Miroir mon beau miroir
Alors, il fait comme tout le monde Kasso, il profite de sa célébrité pour passer à la télé. Pour dire ce qu’il a sur le cœur. Parce que je rappelle que pour dire ça, Mathieu Kassovitz se trouve à la télé. Dans le petit écran qu’il décrie tant. Et qu’on l’a invité là parce qu’il s’appelle Mathieu Kassovitz.
Après, il part sur Sarkozy, sur le fait que pendant l’été, Sarkozy va faire passer une loi qui autorisera les policiers à rentrer dans les écoles, pour chercher les petits noirs, les petits arabes et les renvoyer dans un pays qu’ils n’ont jamais connu. Mathieu Kassovitz dit qu’il ne faut pas se voiler la face, que si on laisse passer ça on est « comme les américains », George Bush- Nicolas Sarkozy, même combat ! On ne parle plus du tout de cinéma là. On n’en a pas beaucoup parlé d’ailleurs, à part l’analyse technique d’un plan de la Guerre des Mondes de Spielberg, et les projets d’adaptation de Babylon Babies…
Quitte à passer à la télé, Mathieu dit tout ce qu’il a sur le cœur. Et, plus fort encore, Isabelle Giordano, conclut, tout sourire, d’un même ton, égal et joyeux de la parfaite maîtresse de cérémonie: "Merci d’être venu vous exprimer, Mathieu Kassovitz, merci d’avoir choisi Jour de Fête pour faire passer vos opinions, et surtout, j’espère vraiment que tout le monde vous aura entendu".
C’est dit d’un air tellement jovial, tellement attendu, comme une transition nulle de sens, comme d’habitude quoi, qu’on met un moment à réaliser qu’elle vient, elle aussi, d’exprimer une opinion. De prendre position. Paf. L’air de rien.

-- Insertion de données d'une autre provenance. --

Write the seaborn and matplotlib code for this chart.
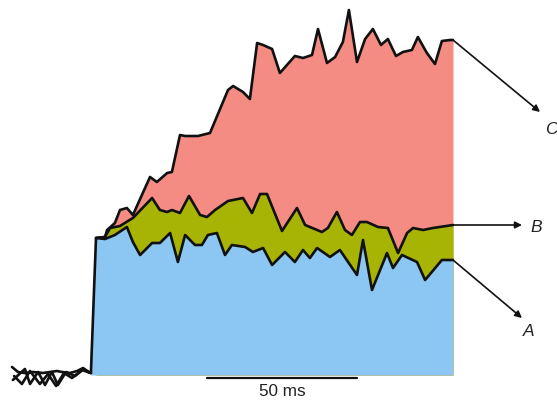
import matplotlib
matplotlib.use("Agg")
import matplotlib.pyplot as plt
import seaborn as sns
import numpy as np

# ---- data (time in ms from onset, response in arbitrary units) ----
noise_t1 = [-27, -25, -22.7, -20, -16.7, -14.3, -12, -10.3, -7.7, -5.3, -3.3, -1.7, -0.7]
noise_y1 = [8, 3, 2, 3, 2, 3, 4, 3, 2, 4, 7, 3, 2]
noise_t2 = [-26.7, -22.7, -21, -18.3, -16, -13.7, -11.7, -9, -6, -3, -0.7]
noise_y2 = [-5, 6, -9, 3, -10, 3, -10, 3, -1, 6, 2]
noise_t3 = [-26.3, -23.7, -21, -17.7, -15, -12.3, -9.7, -7, -3.7, -0.7]
noise_y3 = [-1, -9, 4, -9, 1, -11, 2, -3, 5, 2]

time_A = [-0.7, 1.0, 4.0, 7.3, 11.3, 13.3, 15.7, 19.7, 22.3, 25.7, 28.3, 30.7, 34.0, 36.3,
          38.3, 41.3, 44.0, 46.3, 50.7, 53.3, 56.7, 59.7, 64.0, 67.3, 70.0, 72.3, 74.7,
          79.0, 82.3, 88.0, 90.0, 93.0, 98.0, 100.0, 103.0, 108.0, 110.7, 116.3, 120.0]
resp_A = [2, 137, 136, 140, 148, 133, 120, 132, 132, 142, 113, 140, 130, 130,
          140, 142, 120, 130, 128, 123, 127, 110, 123, 113, 125, 117, 127,
          118, 125, 100, 135, 85, 122, 107, 120, 113, 95, 115, 115]

time_B = [1.0, 4.0, 5.7, 9.0, 13.3, 19.7, 22.3, 24.7, 26.3, 29.0, 32.0, 35.7, 38.0, 40.7,
          45.0, 50.0, 53.0, 55.7, 58.0, 63.0, 68.0, 70.7, 72.3, 76.3, 78.3, 81.3, 84.0,
          86.3, 89.0, 91.3, 95.0, 98.3, 101.7, 104.7, 106.7, 110.0, 113.3, 120.0]
resp_B = [137, 138, 147, 149, 157, 177, 165, 163, 165, 162, 179, 160, 158, 165,
          174, 177, 162, 181, 181, 144, 167, 150, 148, 143, 147, 163, 145,
          140, 153, 153, 148, 147, 122, 142, 147, 145, 147, 150]

time_C = [1.0, 4.0, 4.7, 7.3, 9.0, 11.3, 13.3, 19.0, 21.3, 24.7, 26.3, 29.0, 30.7, 35.0,
          39.0, 45.0, 46.7, 50.0, 52.3, 54.7, 56.7, 59.7, 62.3, 67.3, 70.0, 73.0, 75.0,
          78.0, 80.7, 83.3, 85.3, 88.0, 90.7, 93.3, 96.0, 98.3, 101.0, 103.3, 106.3,
          108.3, 111.3, 114.0, 116.3, 119.0, 120.0]
resp_C = [137, 138, 145, 152, 165, 167, 160, 198, 193, 202, 203, 240, 239, 239,
          242, 285, 289, 283, 276, 332, 330, 326, 302, 319, 317, 320, 346,
          312, 318, 333, 365, 313, 336, 346, 330, 336, 319, 323, 325,
          338, 322, 311, 334, 335, 335]

labels = ["A", "B", "C"]
label_pos_t = [143.3, 145.7, 150.6]
label_pos_y = [44, 148, 246]
arrow_tip_t = [143, 143, 149]
arrow_tip_y = [57, 150, 263]

scale_start = 38
scale_len = 50
scale_label = "50 ms"

# ---- drawing ----
sns.set_theme(style="white")
plt.rcParams['font.family'] = ['Liberation Sans', 'DejaVu Sans']

fig = plt.figure(figsize=(5.57, 4.01), dpi=100)
ax = fig.add_axes([0, 0, 1, 1])
ax.set_xlim(-31, 154.67)
ax.set_ylim(-26, 375)
ax.axis("off")

col_A = "#8CC6F2"
col_B = "#A8B404"
col_C = "#F48C84"

ax.fill_between(time_C, 0, resp_C, color=col_C, lw=0, zorder=1)
ax.fill_between(time_B, 0, resp_B, color=col_B, lw=0, zorder=2)
ax.fill_between(time_A, 0, resp_A, color=col_A, lw=0, zorder=3)

lw = 1.9
for t, y in [(noise_t1, noise_y1), (noise_t2, noise_y2), (noise_t3, noise_y3),
             (time_C, resp_C), (time_B, resp_B), (time_A, resp_A)]:
    sns.lineplot(x=t, y=y, ax=ax, color="#111111", lw=lw, sort=False,
                 estimator=None, zorder=5)

ends = [(time_A[-1], resp_A[-1]), (time_B[-1], resp_B[-1]), (time_C[-1], resp_C[-1])]
for (t0, y0), tt, ty, lab, lt, ly in zip(ends, arrow_tip_t, arrow_tip_y, labels,
                                         label_pos_t, label_pos_y):
    ax.annotate("", xy=(tt, ty), xytext=(t0, y0),
                arrowprops=dict(arrowstyle="-|>", color="#111111", lw=1.2,
                                mutation_scale=10, shrinkA=0, shrinkB=0), zorder=6)
    ax.text(lt, ly, lab, fontsize=12.5, fontstyle="italic", color="#222222",
            ha="left", va="center")

ax.plot([scale_start, scale_start + scale_len], [-2.5, -2.5], color="#111111", lw=1.6)
ax.text(scale_start + scale_len / 2, -17, scale_label, fontsize=12.3,
        ha="center", va="center", color="#222222")

fig.savefig("out.png", dpi=100)
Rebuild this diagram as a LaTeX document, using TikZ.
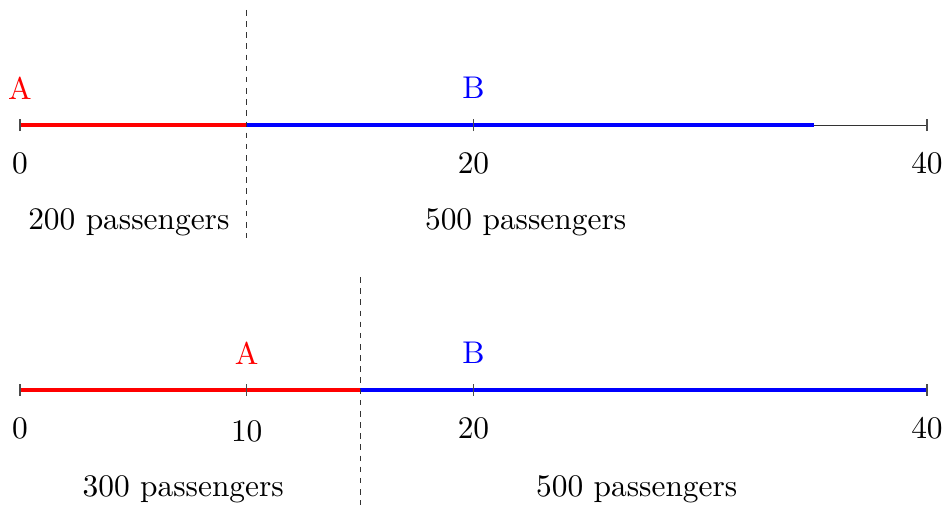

On se demande même si elle s'en est rendu compte, tant son ton n'a pas varié d'un poil. Ca ouvre même un autre débat : peut-on tout exprimer d'un ton égal et avec le sourire ? Est-ce que des opinions extrêmes ou dérangeantes ou engagées auraient le même impact si elles étaient dites avec le sourire d'une Isabelle Giordano ? Parce que Kassovitz, durant l'interview, il s'est animé, il s'est énervé, il a haussé la voix, ses gestes, sa posture, son attitude générale ont véhiculé ses propos. Mais Isabelle, non. Isabelle dit (si je traduis bien) "J'espère que tout le monde aura bien entendu la comparaison que vous venez de faire entre Bush et Sarkozy" de la même manière qu'elle aurait dit "J'espère que tout le monde ira voir votre film". Les téléspectateurs ont-ils entendu la première ou la deuxième version ? Sont-il allé au-delà des apparences ? Ce qui est sûr c'est que Mathieu Kassovitz l'a entendu, lui. Parce qu'il la regarde avec un air à la fois interloqué, et ravi.